WHAT IS EXPECTED:
Transcribe the material in full. Nothing should differ except that the pictures are left out.

RAW DATA:
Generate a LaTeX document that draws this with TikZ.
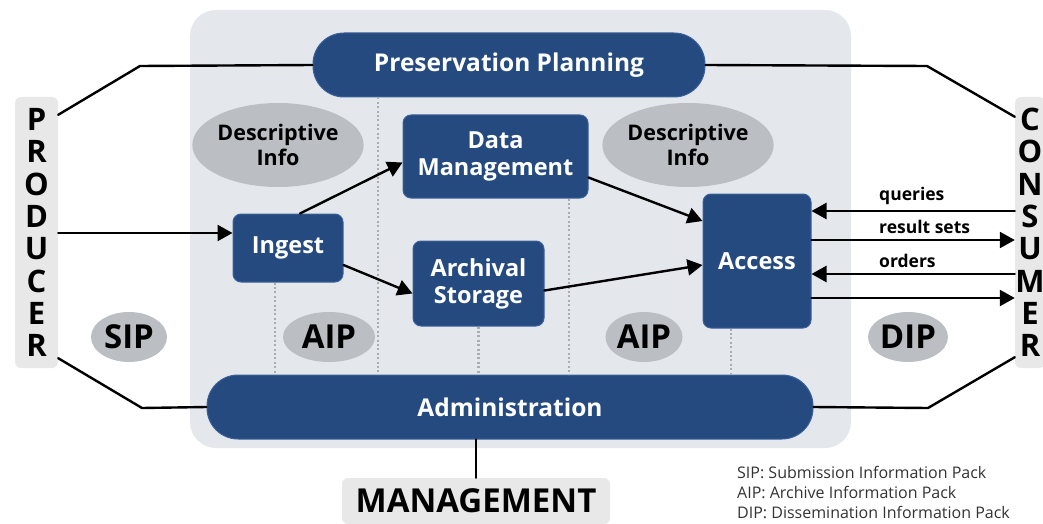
\documentclass[tikz,border=0pt]{standalone}
\usepackage{fontspec}
\setmainfont{Open Sans}
\usepackage{tikz}
\usetikzlibrary{arrows.meta}
\usetikzlibrary{shapes.geometric}
\definecolor{oaisblue}{HTML}{254A80}
\definecolor{oaisedge}{HTML}{3C619A}
\definecolor{oaisback}{HTML}{E4E8ED}
\definecolor{oaisgrey}{HTML}{BBBEC2}
\definecolor{sidegrey}{HTML}{E8E8E8}
\definecolor{legendtxt}{HTML}{333333}

\begin{document}
\begin{tikzpicture}[x=1pt,y=-1pt,line cap=round,line join=round,
  >={Triangle[length=15pt,width=16pt]},
  func/.style={fill=oaisblue,draw=oaisedge,line width=1pt,rounded corners=8pt,
    text=white,font=\bfseries\fontsize{23.5}{27}\selectfont,align=center,inner sep=0pt},
  pill/.style={fill=oaisblue,draw=oaisedge,line width=1pt,rounded corners=31pt,
    text=white,font=\bfseries\fontsize{24.5}{28}\selectfont,inner sep=0pt},
  blob/.style={ellipse,fill=oaisgrey,inner sep=0pt,font=\bfseries\fontsize{21.5}{25}\selectfont,align=center},
  pack/.style={blob,font=\bfseries\fontsize{33}{34}\selectfont},
  side/.style={fill=sidegrey,rounded corners=6pt,inner sep=0pt,align=center,
    font=\bfseries\fontsize{31}{32.3}\selectfont},
  link/.style={line width=2.4pt},
  flow/.style={line width=2.4pt,->},
  sep/.style={draw=gray!65,line width=2.2pt,dash pattern=on 2pt off 2.4pt,line cap=butt},
  lab/.style={font=\bfseries\fontsize{17.5}{20}\selectfont,anchor=south west,inner sep=0pt,yshift=5pt}]
\useasboundingbox (0,0) rectangle (1043,524);
\clip (0,0) rectangle (1043,524);

% archive
\fill[oaisback,rounded corners=26pt] (190,10) rectangle (851,448);

\node[pill,minimum width=392pt,minimum height=64pt] (pp) at (509,65) {Preservation Planning};
\node[pill,minimum width=606pt,minimum height=64pt] (adm) at (510,407) {Administration};
\node[func,minimum width=185pt,minimum height=83pt] (dm) at (495.5,156.5) {Data\\Management};
\node[func,minimum width=110pt,minimum height=68pt] (ingest) at (288,248) {Ingest};
\node[func,minimum width=131pt,minimum height=85pt] (as) at (478.5,283.5) {Archival\\Storage};
\node[func,minimum width=108pt,minimum height=134pt] (access) at (757,261) {Access};

\node[blob,minimum width=143pt,minimum height=84pt] (info1) at (278,145) {Descriptive\\Info};
\node[blob,minimum width=143pt,minimum height=84pt] (info2) at (688,145) {Descriptive\\Info};
\node[pack,minimum width=76pt,minimum height=50pt] (sip) at (129,337) {SIP};
\node[pack,minimum width=92pt,minimum height=50pt] (aip1) at (329,337) {AIP};
\node[pack,minimum width=77pt,minimum height=50pt] (aip2) at (644,337) {AIP};
\node[pack,minimum width=80pt,minimum height=50pt] (dip) at (908,337) {DIP};

% outside entities
\node[side,minimum width=43pt,minimum height=271pt] (producer) at (36.5,232.5) {P\\R\\O\\D\\U\\C\\E\\R};
\node[side,minimum width=30pt,minimum height=271pt] (consumer) at (1030,232.5) {C\\O\\N\\S\\U\\M\\E\\R};
\node[fill=sidegrey,rounded corners=6pt,minimum width=268pt,minimum height=46pt,inner sep=0pt,
  font=\bfseries\fontsize{33}{34}\selectfont] (mgmt) at (476,501) {MANAGEMENT};

% dotted separators
\draw[sep] (pp.south -| 378,0) -- (adm.north -| 378,0);
\draw[sep] ([xshift=-13pt]ingest.south) -- (adm.north -| 275,0);
\draw[sep] (as.south) -- (adm.north -| as.south);
\draw[sep] (dm.south -| 569,0) -- (adm.north -| 569,0);
\draw[sep] ([xshift=-26pt]access.south) -- (adm.north -| 731,0);

% management links
\coordinate (k1) at (140,66);
\coordinate (k2) at (927,66);
\coordinate (k3) at (142,408);
\coordinate (k4) at (928,408);
\draw[link] ([yshift=-18pt]producer.north east) -- (k1) -- (pp.west);
\draw[link] (pp.east) -- (k2) -- ([yshift=-20pt]consumer.north west);
\draw[link] ([yshift=10pt]producer.south east) -- (k3) -- (adm.west);
\draw[link] (adm.east) -- (k4) -- ([yshift=11pt]consumer.south west);
\draw[link] (mgmt.north |- adm.south) -- (mgmt.north);

% flows
\draw[flow] ([yshift=15pt]ingest.west -| producer.east) -- ([yshift=15pt]ingest.west);
\draw[flow] ([xshift=12pt]ingest.north) -- ([yshift=-6pt]dm.west);
\draw[flow] ([yshift=-17pt]ingest.east) -- ([yshift=-10pt]as.west);
\draw[flow] ([yshift=-21pt]dm.east) -- ([yshift=40pt]access.west);
\draw[flow] ([yshift=-7pt]as.east) -- ([yshift=-4pt]access.west);

\draw[flow] ([yshift=50pt]access.east -| consumer.west) -- node[lab,pos=0.673]{queries} ([yshift=50pt]access.east);
\draw[flow] ([yshift=21pt]access.east) -- node[lab,pos=0.327]{result sets} ([yshift=21pt]access.east -| consumer.west);
\draw[flow] ([yshift=-13pt]access.east -| consumer.west) -- node[lab,pos=0.673]{orders} ([yshift=-13pt]access.east);
\draw[flow] ([yshift=-37pt]access.east) -- ([yshift=-37pt]access.east -| consumer.west);

% legend
\node[anchor=north west,align=left,text=legendtxt,inner sep=0pt,
  font=\fontsize{16}{20}\selectfont] (legend) at (737,466)
  {SIP: Submission Information Pack\\AIP: Archive Information Pack\\DIP: Dissemination Information Pack};
\end{tikzpicture}
\end{document}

RESULT OF THIS EXERCISE:
Generate a LaTeX document that draws this with TikZ.
\documentclass[tikz,border=0pt]{standalone}
\usepackage{fontspec}
\setmainfont{Open Sans}
\usepackage{tikz}
\usetikzlibrary{arrows.meta}
\usetikzlibrary{shapes.geometric}
\definecolor{oaisblue}{HTML}{254A80}
\definecolor{oaisedge}{HTML}{3C619A}
\definecolor{oaisback}{HTML}{E4E8ED}
\definecolor{oaisgrey}{HTML}{BBBEC2}
\definecolor{sidegrey}{HTML}{E8E8E8}
\definecolor{legendtxt}{HTML}{333333}

\begin{document}
\begin{tikzpicture}[x=1pt,y=-1pt,line cap=round,line join=round,
  >={Triangle[length=15pt,width=16pt]},
  func/.style={fill=oaisblue,draw=oaisedge,line width=1pt,rounded corners=8pt,
    text=white,font=\bfseries\fontsize{23.5}{27}\selectfont,align=center,inner sep=0pt},
  pill/.style={fill=oaisblue,draw=oaisedge,line width=1pt,rounded corners=31pt,
    text=white,font=\bfseries\fontsize{24.5}{28}\selectfont,inner sep=0pt},
  blob/.style={ellipse,fill=oaisgrey,inner sep=0pt,font=\bfseries\fontsize{21.5}{25}\selectfont,align=center},
  pack/.style={blob,font=\bfseries\fontsize{33}{34}\selectfont},
  side/.style={fill=sidegrey,rounded corners=6pt,inner sep=0pt,align=center,
    font=\bfseries\fontsize{31}{32.3}\selectfont},
  link/.style={line width=2.4pt},
  flow/.style={line width=2.4pt,->},
  sep/.style={draw=gray!65,line width=2.2pt,dash pattern=on 2pt off 2.4pt,line cap=butt},
  lab/.style={font=\bfseries\fontsize{17.5}{20}\selectfont,anchor=south west,inner sep=0pt,yshift=5pt}]
\useasboundingbox (0,0) rectangle (1043,524);
\clip (0,0) rectangle (1043,524);

% archive
\fill[oaisback,rounded corners=26pt] (190,10) rectangle (851,448);

\node[pill,minimum width=392pt,minimum height=64pt] (pp) at (509,65) {Preservation Planning};
\node[pill,minimum width=606pt,minimum height=64pt] (adm) at (510,407) {Administration};
\node[func,minimum width=185pt,minimum height=83pt] (dm) at (495.5,156.5) {Data\\Management};
\node[func,minimum width=110pt,minimum height=68pt] (ingest) at (288,248) {Ingest};
\node[func,minimum width=131pt,minimum height=85pt] (as) at (478.5,283.5) {Archival\\Storage};
\node[func,minimum width=108pt,minimum height=134pt] (access) at (757,261) {Access};

\node[blob,minimum width=143pt,minimum height=84pt] (info1) at (278,145) {Descriptive\\Info};
\node[blob,minimum width=143pt,minimum height=84pt] (info2) at (688,145) {Descriptive\\Info};
\node[pack,minimum width=76pt,minimum height=50pt] (sip) at (129,337) {SIP};
\node[pack,minimum width=92pt,minimum height=50pt] (aip1) at (329,337) {AIP};
\node[pack,minimum width=77pt,minimum height=50pt] (aip2) at (644,337) {AIP};
\node[pack,minimum width=80pt,minimum height=50pt] (dip) at (908,337) {DIP};

% outside entities
\node[side,minimum width=43pt,minimum height=271pt] (producer) at (36.5,232.5) {P\\R\\O\\D\\U\\C\\E\\R};
\node[side,minimum width=30pt,minimum height=271pt] (consumer) at (1030,232.5) {C\\O\\N\\S\\U\\M\\E\\R};
\node[fill=sidegrey,rounded corners=6pt,minimum width=268pt,minimum height=46pt,inner sep=0pt,
  font=\bfseries\fontsize{33}{34}\selectfont] (mgmt) at (476,501) {MANAGEMENT};

% dotted separators
\draw[sep] (pp.south -| 378,0) -- (adm.north -| 378,0);
\draw[sep] ([xshift=-13pt]ingest.south) -- (adm.north -| 275,0);
\draw[sep] (as.south) -- (adm.north -| as.south);
\draw[sep] (dm.south -| 569,0) -- (adm.north -| 569,0);
\draw[sep] ([xshift=-26pt]access.south) -- (adm.north -| 731,0);

% management links
\coordinate (k1) at (140,66);
\coordinate (k2) at (927,66);
\coordinate (k3) at (142,408);
\coordinate (k4) at (928,408);
\draw[link] ([yshift=-18pt]producer.north east) -- (k1) -- (pp.west);
\draw[link] (pp.east) -- (k2) -- ([yshift=-20pt]consumer.north west);
\draw[link] ([yshift=10pt]producer.south east) -- (k3) -- (adm.west);
\draw[link] (adm.east) -- (k4) -- ([yshift=11pt]consumer.south west);
\draw[link] (mgmt.north |- adm.south) -- (mgmt.north);

% flows
\draw[flow] ([yshift=15pt]ingest.west -| producer.east) -- ([yshift=15pt]ingest.west);
\draw[flow] ([xshift=12pt]ingest.north) -- ([yshift=-6pt]dm.west);
\draw[flow] ([yshift=-17pt]ingest.east) -- ([yshift=-10pt]as.west);
\draw[flow] ([yshift=-21pt]dm.east) -- ([yshift=40pt]access.west);
\draw[flow] ([yshift=-7pt]as.east) -- ([yshift=-4pt]access.west);

\draw[flow] ([yshift=50pt]access.east -| consumer.west) -- node[lab,pos=0.673]{queries} ([yshift=50pt]access.east);
\draw[flow] ([yshift=21pt]access.east) -- node[lab,pos=0.327]{result sets} ([yshift=21pt]access.east -| consumer.west);
\draw[flow] ([yshift=-13pt]access.east -| consumer.west) -- node[lab,pos=0.673]{orders} ([yshift=-13pt]access.east);
\draw[flow] ([yshift=-37pt]access.east) -- ([yshift=-37pt]access.east -| consumer.west);

% legend
\node[anchor=north west,align=left,text=legendtxt,inner sep=0pt,
  font=\fontsize{16}{20}\selectfont] (legend) at (737,466)
  {SIP: Submission Information Pack\\AIP: Archive Information Pack\\DIP: Dissemination Information Pack};
\end{tikzpicture}
\end{document}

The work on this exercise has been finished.